WASHINGTON — The Veterans Affairs Department said it is firing four senior executives as officials move to crack down on wrongdoing following a nationwide scandal over long wait times for veterans seeking medical care, as well as falsified records covering up the delays.
The dismissals are the first since Congress passed a law this summer making it easier for veterans who experience delays to get care outside the VA's nationwide network of hospitals and clinics. The law also makes it easier for the agency to fire senior officials suspected of wrongdoing, shortening their appeals process to 28 days.
Among those being fired are a top purchasing official at the Veterans Health Administration, directors of VA hospitals in Pittsburgh and Dublin, Ga., and a regional hospital director in central Alabama, the VA said.

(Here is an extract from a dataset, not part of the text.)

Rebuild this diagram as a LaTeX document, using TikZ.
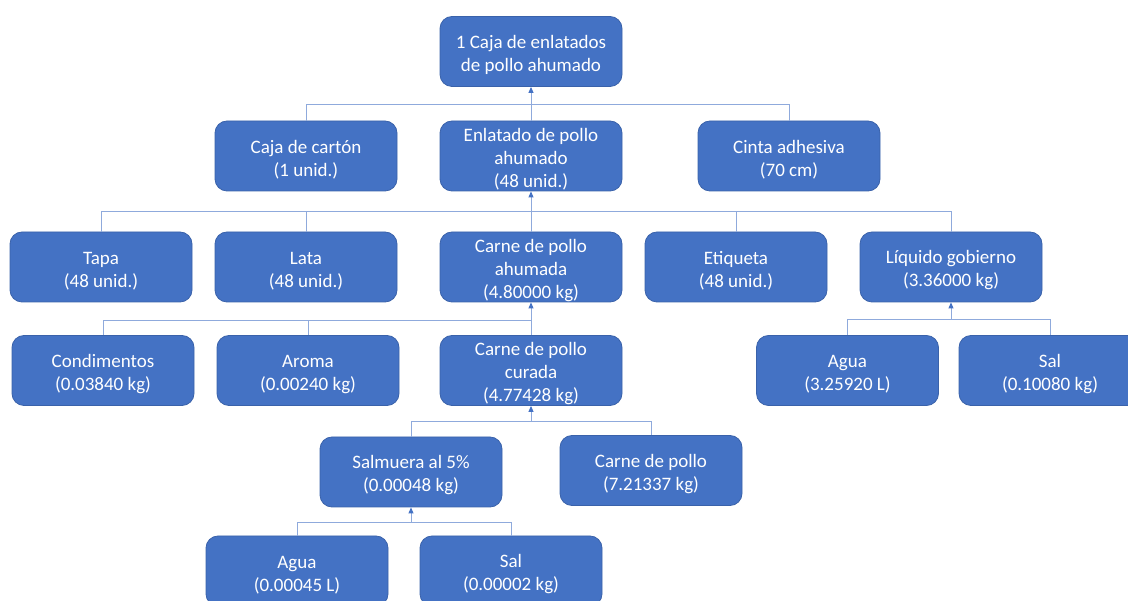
\documentclass[tikz,border=0pt]{standalone}
\usepackage{fontspec}
\setmainfont{Carlito}
\usetikzlibrary{arrows.meta}
\definecolor{boxfill}{HTML}{4472C4}
\definecolor{boxline}{HTML}{3A62AA}
\definecolor{linkline}{HTML}{8FAADC}
\definecolor{tipcol}{HTML}{4472C4}
% taller first line, so the text sits a little lower in its box
\newcommand\toprow{\rule{0pt}{20pt}}
\tikzset{
  blk/.style={draw=boxline, line width=0.8pt, fill=boxfill, rounded corners=12pt,
    text=white, minimum width=182pt, minimum height=70pt, inner sep=0pt,
    align=center, font=\fontsize{19}{23}\selectfont},
  link/.style={draw=linkline, line width=0.9pt},
  uplink/.style={link, -{Triangle[length=6pt,width=5pt,fill=tipcol,color=tipcol]}}
}
\begin{document}
\begin{tikzpicture}[x=1pt,y=-1pt]
\useasboundingbox (0,0) rectangle (1128,601);
\begin{scope}
\clip (0,0) rectangle (1128,601);
% level 1
\node[blk] (top) at (531,51.5) {\toprow 1 Caja de enlatados\\de pollo ahumado};
% level 2
\node[blk] (caja)  at (306,156) {\toprow Caja de cartón\\(1 unid.)};
\node[blk] (enl)   at (531,156) {\toprow Enlatado de pollo\\ahumado\\(48 unid.)};
\node[blk] (cinta) at (789,156) {\toprow Cinta adhesiva\\(70 cm)};
% level 3
\node[blk] (tapa) at (101,267) {\toprow Tapa\\(48 unid.)};
\node[blk] (lata) at (306,267) {\toprow Lata\\(48 unid.)};
\node[blk] (cah)  at (531,267) {\toprow Carne de pollo\\ahumada\\(4.80000 kg)};
\node[blk] (etiq) at (736,267) {\toprow Etiqueta\\(48 unid.)};
\node[blk] (liq)  at (951,267) {\toprow Líquido gobierno\\(3.36000 kg)};
% level 4
\node[blk] (cond)  at (103,370.5)   {\toprow Condimentos\\(0.03840 kg)};
\node[blk] (aroma) at (308,370.5)   {\toprow Aroma\\(0.00240 kg)};
\node[blk] (cur)   at (531,370.5)   {\toprow Carne de pollo\\curada\\(4.77428 kg)};
\node[blk] (aguaL) at (847.5,370.5) {\toprow Agua\\(3.25920 L)};
\node[blk] (salL)  at (1050,370.5)  {\toprow Sal\\(0.10080 kg)};
% level 5
\node[blk] (salm) at (411,472)   {\toprow Salmuera al 5\%\\(0.00048 kg)};
\node[blk] (cpol) at (651,470.5) {\toprow Carne de pollo\\(7.21337 kg)};
% level 6
\node[blk] (aguaS) at (297,571) {\toprow Agua\\(0.00045 L)};
\node[blk] (salS)  at (511,571) {\toprow Sal\\(0.00002 kg)};
\end{scope}

% junction points on each bus line
\coordinate (jTop) at (531,104);
\coordinate (jEnl) at (531,211);
\coordinate (jCah) at (531,320);
\coordinate (jLiq) at (951,319);
\coordinate (jCur) at (531,421);
\coordinate (jSalm) at (411,522);

% box of cans
\draw[link] (caja.north) |- (jTop);
\draw[link] (cinta.north) |- (jTop);
\draw[uplink] (enl.north) -- (top.south);
% one can
\draw[link] (tapa.north) |- (jEnl);
\draw[link] (lata.north) |- (jEnl);
\draw[link] (etiq.north) |- (jEnl);
\draw[link] (liq.north) |- (jEnl);
\draw[uplink] (cah.north) -- (enl.south);
% smoked meat
\draw[link] (cond.north) |- (jCah);
\draw[link] (aroma.north) |- (jCah);
\draw[uplink] (cur.north) -- (cah.south);
% covering liquid
\draw[link] (aguaL.north) |- (jLiq);
\draw[link] (salL.north) |- (jLiq);
\draw[uplink] (jLiq) -- (liq.south);
% cured meat
\draw[link] (salm.north) |- (jCur);
\draw[link] (cpol.north) |- (jCur);
\draw[uplink] (jCur) -- (cur.south);
% brine
\draw[link] (aguaS.north) |- (jSalm);
\draw[link] (salS.north) |- (jSalm);
\draw[uplink] (jSalm) -- (salm.south);
\end{tikzpicture}
\end{document}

"VA will actively and aggressively pursue disciplinary action against those who violate our values," Deputy VA Secretary Sloan Gibson said Monday. "There should be no doubt that when we discover evidence of wrongdoing, we will hold employees accountable."
But a Republican congressman challenged the VA, saying that at least one of the employees being fired had already announced his retirement. John Goldman, director of the Carl Vinson VA Medical Center in Dublin, said last month that he was stepping down. Employees at the hospital have admitted keeping false records to hide long wait times for veterans.

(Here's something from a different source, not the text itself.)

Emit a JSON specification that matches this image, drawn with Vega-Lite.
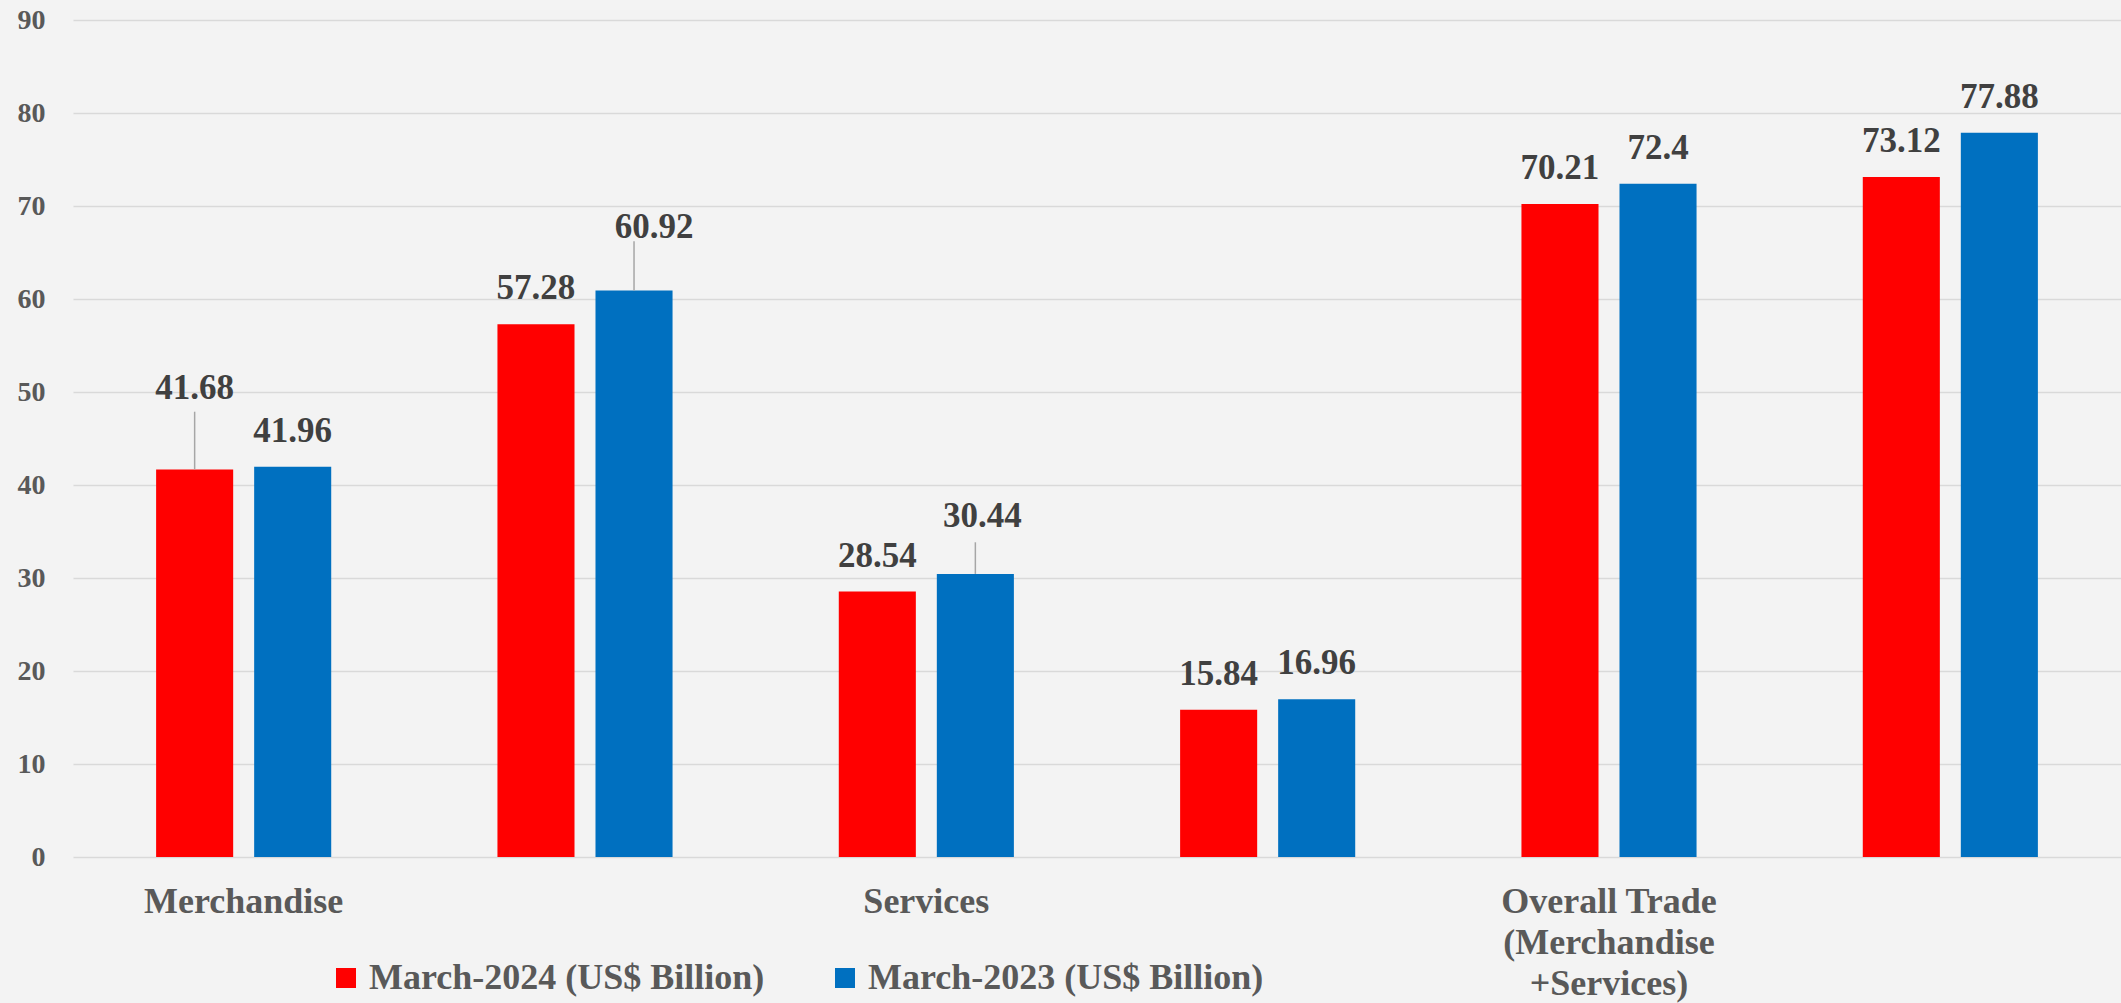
{
  "$schema": "https://vega.github.io/schema/vega-lite/v6.json",
  "width": 2048,
  "height": 837,
  "autosize": {"type": "none"},
  "padding": {"left": 73, "top": 20, "right": 0, "bottom": 146},
  "background": "#f3f3f3",
  "config": {"view": {"stroke": null}, "font": "Liberation Serif"},
  "data": {
    "values": [
      {"category": "Merchandise", "period": "March-2024 (US$ Billion)", "value": 41.68},
      {"category": "Merchandise", "period": "March-2023 (US$ Billion)", "value": 41.96},
      {"category": "Merchandise Imports", "period": "March-2024 (US$ Billion)", "value": 57.28},
      {"category": "Merchandise Imports", "period": "March-2023 (US$ Billion)", "value": 60.92},
      {"category": "Services", "period": "March-2024 (US$ Billion)", "value": 28.54},
      {"category": "Services", "period": "March-2023 (US$ Billion)", "value": 30.44},
      {"category": "Services Imports", "period": "March-2024 (US$ Billion)", "value": 15.84},
      {"category": "Services Imports", "period": "March-2023 (US$ Billion)", "value": 16.96},
      {"category": "Overall Trade (Merchandise +Services)", "period": "March-2024 (US$ Billion)", "value": 70.21},
      {"category": "Overall Trade (Merchandise +Services)", "period": "March-2023 (US$ Billion)", "value": 72.4},
      {"category": "Overall Trade Imports", "period": "March-2024 (US$ Billion)", "value": 73.12},
      {"category": "Overall Trade Imports", "period": "March-2023 (US$ Billion)", "value": 77.88}
    ]
  },
  "transform": [
    {"calculate": "datum.category + '|' + substring(datum.period, 6, 10)", "as": "key"},
    {"calculate": "datum.key == 'Merchandise|2024' ? 4.9 : datum.key == 'Merchandise Imports|2023' ? 3.0 : datum.key == 'Services|2023' ? 2.4 : 0", "as": "raise"},
    {"calculate": "datum.key == 'Merchandise|2024' ? 6.2 : datum.key == 'Merchandise Imports|2023' ? 5.3 : datum.key == 'Services|2023' ? 3.4 : 0", "as": "lead"},
    {"calculate": "datum.value + datum.raise", "as": "labelY"},
    {"calculate": "datum.value + datum.lead", "as": "leaderY"}
  ],
  "encoding": {
    "x": {
      "field": "category",
      "type": "nominal",
      "sort": null,
      "scale": {"paddingInner": 0.487, "paddingOuter": 0.2435},
      "axis": {
        "title": null,
        "domain": false,
        "ticks": false,
        "grid": false,
        "labelAngle": 0,
        "labelOverlap": false,
        "labelLimit": 0,
        "labelPadding": 27,
        "labelFontSize": 36,
        "labelFontWeight": "bold",
        "labelColor": "#595959",
        "labelLineHeight": 41,
        "labelExpr": "datum.value == 'Overall Trade (Merchandise +Services)' ? ['Overall Trade', '(Merchandise', '+Services)'] : (indexof(datum.value, 'Imports') >= 0 ? '' : datum.value)"
      }
    },
    "xOffset": {
      "field": "period",
      "type": "nominal",
      "sort": ["March-2024 (US$ Billion)", "March-2023 (US$ Billion)"],
      "scale": {"paddingInner": 0.214, "paddingOuter": 0}
    }
  },
  "layer": [
    {
      "mark": {"type": "bar"},
      "encoding": {
        "y": {
          "field": "value",
          "type": "quantitative",
          "scale": {"domain": [0, 90], "nice": false},
          "axis": {
            "title": null,
            "values": [0, 10, 20, 30, 40, 50, 60, 70, 80, 90],
            "domain": false,
            "ticks": false,
            "gridColor": "#d9d9d9",
            "gridWidth": 1.6,
            "labelPadding": 28,
            "labelFontSize": 28,
            "labelFontWeight": "bold",
            "labelColor": "#595959"
          }
        },
        "color": {
          "field": "period",
          "type": "nominal",
          "sort": ["March-2024 (US$ Billion)", "March-2023 (US$ Billion)"],
          "scale": {"range": ["#FF0000", "#0070C0"]},
          "legend": {
            "title": null,
            "orient": "none",
            "direction": "horizontal",
            "legendX": 255,
            "legendY": 940,
            "symbolType": "square",
            "symbolSize": 400,
            "symbolStrokeWidth": 0,
            "labelFontSize": 36,
            "labelFontWeight": "bold",
            "labelColor": "#595959",
            "labelOffset": 5,
            "labelLimit": 0,
            "columnPadding": 62
          }
        }
      }
    },
    {
      "transform": [{"filter": "datum.raise > 0"}],
      "mark": {"type": "rule", "color": "#a6a6a6", "strokeWidth": 1.5},
      "encoding": {
        "y": {"field": "value", "type": "quantitative"},
        "y2": {"field": "leaderY"}
      }
    },
    {
      "transform": [{"filter": "datum.key != 'Merchandise Imports|2023' && datum.key != 'Services|2023'"}],
      "mark": {"type": "text", "baseline": "alphabetic", "align": "center", "dy": -25, "fontSize": 35, "fontWeight": "bold", "color": "#404040"},
      "encoding": {
        "y": {"field": "labelY", "type": "quantitative"},
        "text": {"field": "value", "type": "quantitative"}
      }
    },
    {
      "transform": [{"filter": "datum.key == 'Merchandise Imports|2023'"}],
      "mark": {"type": "text", "baseline": "alphabetic", "align": "center", "dy": -25, "dx": 20, "fontSize": 35, "fontWeight": "bold", "color": "#404040"},
      "encoding": {
        "y": {"field": "labelY", "type": "quantitative"},
        "text": {"field": "value", "type": "quantitative"}
      }
    },
    {
      "transform": [{"filter": "datum.key == 'Services|2023'"}],
      "mark": {"type": "text", "baseline": "alphabetic", "align": "center", "dy": -25, "dx": 7, "fontSize": 35, "fontWeight": "bold", "color": "#404040"},
      "encoding": {
        "y": {"field": "labelY", "type": "quantitative"},
        "text": {"field": "value", "type": "quantitative"}
      }
    }
  ]
}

"Bragging about the proposed removal of someone who has already announced his retirement can only be described as disingenuous," said Rep. Jeff Miller of Pensacola, chairman of the House Veterans Affairs Committee.
Miller called the VA's announcement of Goldman's dismissal a "semantic sleight of hand."
A VA spokeswoman said the VA prepared papers ordering Goldman's removal independent of his retirement announcement.
Miller said, "What I don't want to see happen is for (senior employees) to retire, resign or find another government job outside of VA without consequence — a pattern that has been emerging in recent weeks."
One of the employees being fired is Susan Taylor, the deputy chief procurement officer with the VHA who oversees $15 billion a year in federal contracts. A report by the VA's Office of Inspector General found that she "misused her position and VA resources" to promote a private company.
Terry Gerigk Wolf, director of the Pittsburgh VA Healthcare System, is being fired for unspecified "conduct unbecoming a senior executive."
James Talton, director of the Central Alabama VA Healthcare System, is being fired after an investigation by the VA's Office of Accountability Review substantiated allegations of neglect of duty.